Anti-migration deal between Italy and Libya renewed
New Italian government signals no intention of changing course despite calls from human rights groups to revoke it.
A deal to restrict the arrival of migrants and refugees into Italy from Libya has renewed automatically on Saturday.
The MoU, signed in February 2017 by Italy and the UN-recognised Libyan Government of National Accord (GNA) led by Fayez al-Sarraj, set out a framework for the two countries to work together in “development cooperation, countering illegal migration, human trafficking and smuggling and reinforcing security at the Libya-Italy border”.
Despite calls from human rights groups to revoke it, the newly installed Italian government signalled it has no intention of changing course in the way it deals with its Libyan partners.
The deal committed Italy to provide training and resources to the Libyan coastguard as well as finance migrant centres, alongside the European Union, where an estimated 4,500 people are currently in detention.
Thousands more are held in “unofficial” detention centres under the control of armed groups, suffering what the UN called in 2018 “unimaginable horrors” from the moment they enter the country.
This includes rape, torture, arbitrary detention, slavery, forced labour and extortion at the hands of traffickers, smugglers, armed groups and state officials, it has been reported.
Conditions have deteriorated since renegade Libyan commander Khalifa Haftar launched an offensive to capture Tripoli in April. Migrant detention centres have been targeted in the fighting.
|
The Italian government claims the deal – signed by the centre-left government that preceded the now-defunct Five Star Movement-League coalition – has helped curb migrant arrivals.
Italy’s Foreign Affairs Minister Luigi di Maio promised to improve the agreement – which renews every three years but can be modified at any time – “with special attention to migrant centres and conditions”.
“Reducing Italian assistance could result in the activities of the Libyan coastguard grinding to a halt, leading to an increase in the number of people leaving and conditions of migrants in the centres worsening,” di Maio said.
At least 36,000 people have been intercepted by the Libyan coastguard and returned to Libya since the agreement was signed, UNHCR figures show.
According to the Italian Institute for International Political Studies (ISPI), that is almost one in two people since departures began to drop in July 2017.
In an open letter to the Italian government this week, 21 Italian and international organisations, including Amnesty International, Oxfam, Medecins du Monde and Save the Children, said the deal should be immediately revoked, detention centres evacuated, Italy and the EU should make sure effective search-and-rescue efforts are in place in the central Mediterranean and the work of NGOs is not hindered.

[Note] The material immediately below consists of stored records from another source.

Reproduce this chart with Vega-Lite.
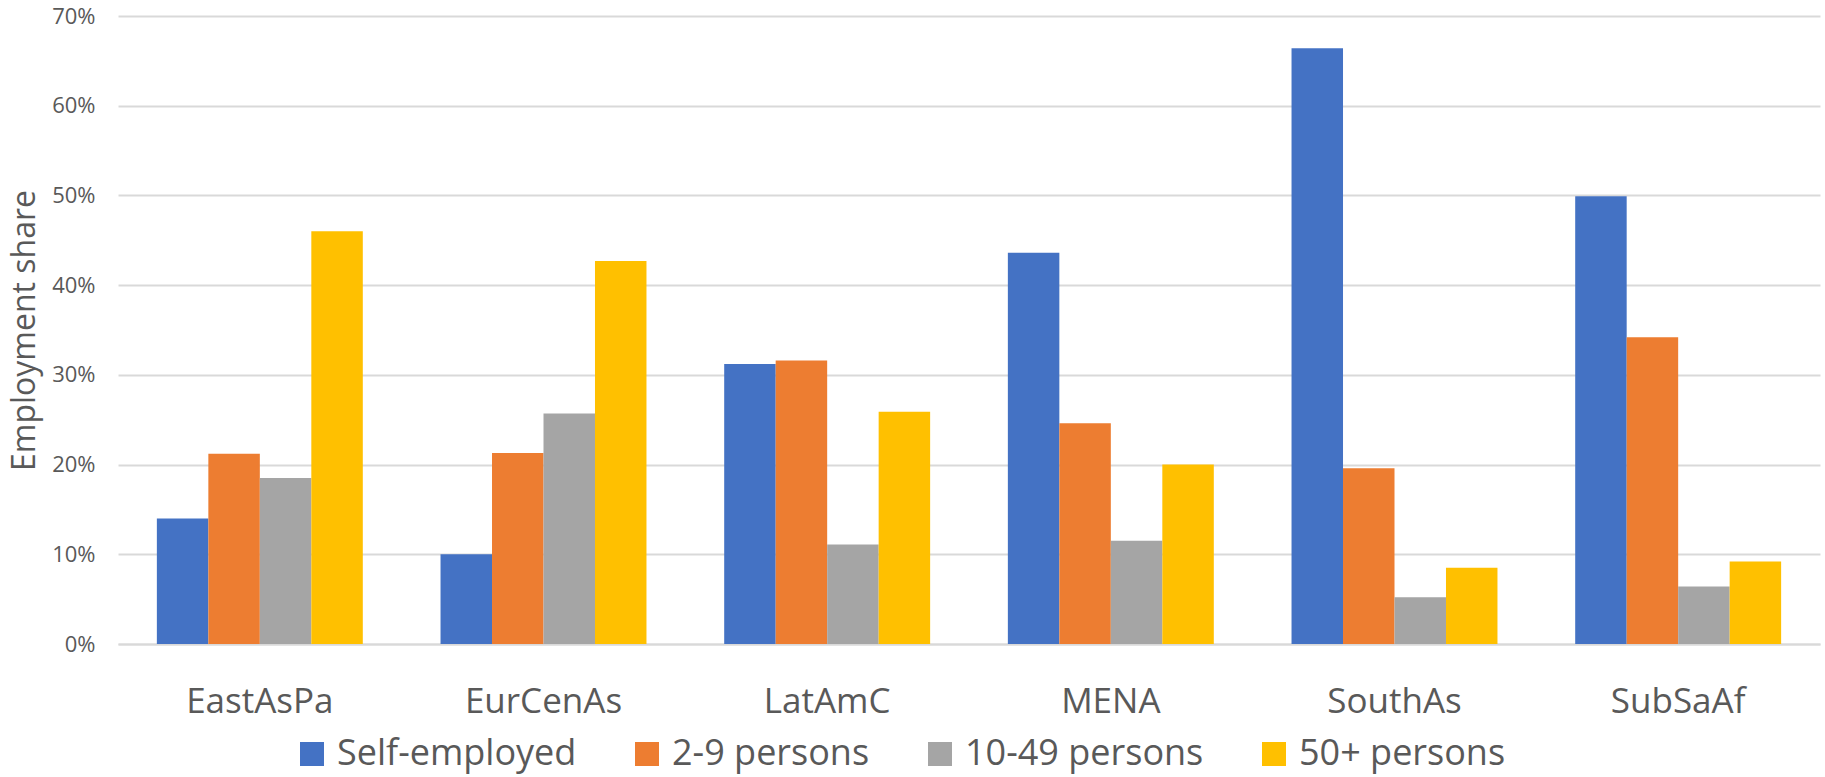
{
  "$schema": "https://vega.github.io/schema/vega-lite/v6.json",
  "autosize": {"type": "none"},
  "width": 1702,
  "height": 628,
  "padding": {"left": 118, "top": 16, "right": 5, "bottom": 133},
  "background": "white",
  "config": {
    "font": "Open Sans",
    "view": {"stroke": null},
    "axis": {"labelColor": "#595959", "titleColor": "#595959"}
  },
  "data": {
    "values": [
      {"region": "EastAsPa", "size": "Self-employed", "share": 0.140},
      {"region": "EastAsPa", "size": "2-9 persons", "share": 0.212},
      {"region": "EastAsPa", "size": "10-49 persons", "share": 0.185},
      {"region": "EastAsPa", "size": "50+ persons", "share": 0.460},
      {"region": "EurCenAs", "size": "Self-employed", "share": 0.100},
      {"region": "EurCenAs", "size": "2-9 persons", "share": 0.213},
      {"region": "EurCenAs", "size": "10-49 persons", "share": 0.257},
      {"region": "EurCenAs", "size": "50+ persons", "share": 0.427},
      {"region": "LatAmC", "size": "Self-employed", "share": 0.312},
      {"region": "LatAmC", "size": "2-9 persons", "share": 0.316},
      {"region": "LatAmC", "size": "10-49 persons", "share": 0.111},
      {"region": "LatAmC", "size": "50+ persons", "share": 0.259},
      {"region": "MENA", "size": "Self-employed", "share": 0.436},
      {"region": "MENA", "size": "2-9 persons", "share": 0.246},
      {"region": "MENA", "size": "10-49 persons", "share": 0.115},
      {"region": "MENA", "size": "50+ persons", "share": 0.200},
      {"region": "SouthAs", "size": "Self-employed", "share": 0.664},
      {"region": "SouthAs", "size": "2-9 persons", "share": 0.196},
      {"region": "SouthAs", "size": "10-49 persons", "share": 0.052},
      {"region": "SouthAs", "size": "50+ persons", "share": 0.085},
      {"region": "SubSaAf", "size": "Self-employed", "share": 0.499},
      {"region": "SubSaAf", "size": "2-9 persons", "share": 0.342},
      {"region": "SubSaAf", "size": "10-49 persons", "share": 0.064},
      {"region": "SubSaAf", "size": "50+ persons", "share": 0.092}
    ]
  },
  "mark": {"type": "bar"},
  "encoding": {
    "x": {
      "field": "region",
      "type": "nominal",
      "sort": ["EastAsPa", "EurCenAs", "LatAmC", "MENA", "SouthAs", "SubSaAf"],
      "scale": {"paddingInner": 0.274, "paddingOuter": 0.137},
      "axis": {
        "title": null,
        "labelAngle": 0,
        "labelFontSize": 35,
        "labelPadding": 40,
        "labelLimit": 0,
        "ticks": false,
        "domain": true,
        "domainColor": "#D9D9D9",
        "domainWidth": 2,
        "grid": false
      }
    },
    "xOffset": {
      "field": "size",
      "type": "nominal",
      "sort": ["Self-employed", "2-9 persons", "10-49 persons", "50+ persons"],
      "scale": {"paddingInner": 0, "paddingOuter": 0}
    },
    "y": {
      "field": "share",
      "type": "quantitative",
      "scale": {"domain": [0, 0.7], "nice": false},
      "axis": {
        "title": "Employment share",
        "titleFontSize": 32,
        "titleFontWeight": "normal",
        "titlePadding": 10,
        "format": ".0%",
        "values": [0, 0.1, 0.2, 0.3, 0.4, 0.5, 0.6, 0.7],
        "labelFontSize": 22,
        "labelPadding": 23,
        "ticks": false,
        "domain": false,
        "grid": true,
        "gridColor": "#D9D9D9",
        "gridWidth": 2
      }
    },
    "color": {
      "field": "size",
      "type": "nominal",
      "sort": ["Self-employed", "2-9 persons", "10-49 persons", "50+ persons"],
      "scale": {
        "domain": ["Self-employed", "2-9 persons", "10-49 persons", "50+ persons"],
        "range": ["#4472C4", "#ED7D31", "#A5A5A5", "#FFC000"]
      },
      "legend": {
        "title": null,
        "orient": "none",
        "direction": "horizontal",
        "legendX": 176,
        "legendY": 720,
        "symbolType": "square",
        "symbolSize": 576,
        "symbolStrokeWidth": 0,
        "symbolOpacity": 1,
        "labelFontSize": 36,
        "labelLimit": 0,
        "labelColor": "#595959",
        "labelOffset": 7,
        "columnPadding": 52,
        "padding": 0
      }
    }
  }
}
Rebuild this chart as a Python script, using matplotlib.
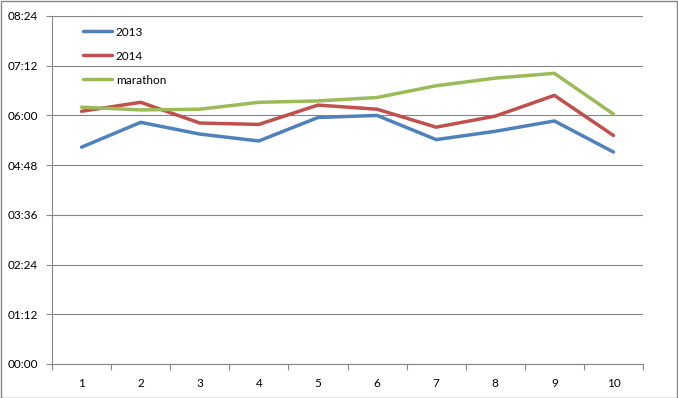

“Widespread corruption, complicity and infiltration at the institutional level of individuals who are subject to sanctions by the UN Security Council for crimes against humanity, rule out that conditions exist to renew the agreement with the Tripoli government, which is held hostage by and working in tandem with militias, human traffickers and local mafias,” the letter reads.
“Italy and the European Union should be aware that they are implementing collective pushbacks of people who are fleeing war and persecution as well as financing a concentration camp system in Libya. All this has striking parallels with the darkest moments in the history of the 20th century.”
Matteo Villa, a migration researcher at ISPI, points out that the agreement is not legally binding and simply enshrines some pre-existing policies, such as a collaboration with the Libyan coastguard, which started in 2016, and an informal pact with armed groups to prevent departures.
“The government is divided, but the reality is that there is no interest in modifying these practices,” Villa told Al Jazeera.
The government pledged to increase humanitarian corridors for vulnerable people out of Libya as well as improve UNHCR’s presence, which currently only has sporadic access to detention centres. It also aims to step up “voluntary” returns and open hotspots in Libya to identify, register and fingerprint asylum seekers.
The last approach was discarded in the past as politically unviable and something that would not necessarily lead to an improvement in human rights conditions.
Since the UNHCR began evacuating people in need of international protection from Libya in late 2017, only 4,000 have departed, mostly to nearby Niger. About 800 were resettled in Italy and 300 were taken to an emergency transit centre in Romania.
“Italy is the only country to operate resettlements directly from Libya, without waiting for evacuations to Niger, which would then result in resettlement to Europe,” Villa said before adding that 13 countries have pledged more than 6,000 resettlement places but “resettlement from Niger has been at a standstill for months”.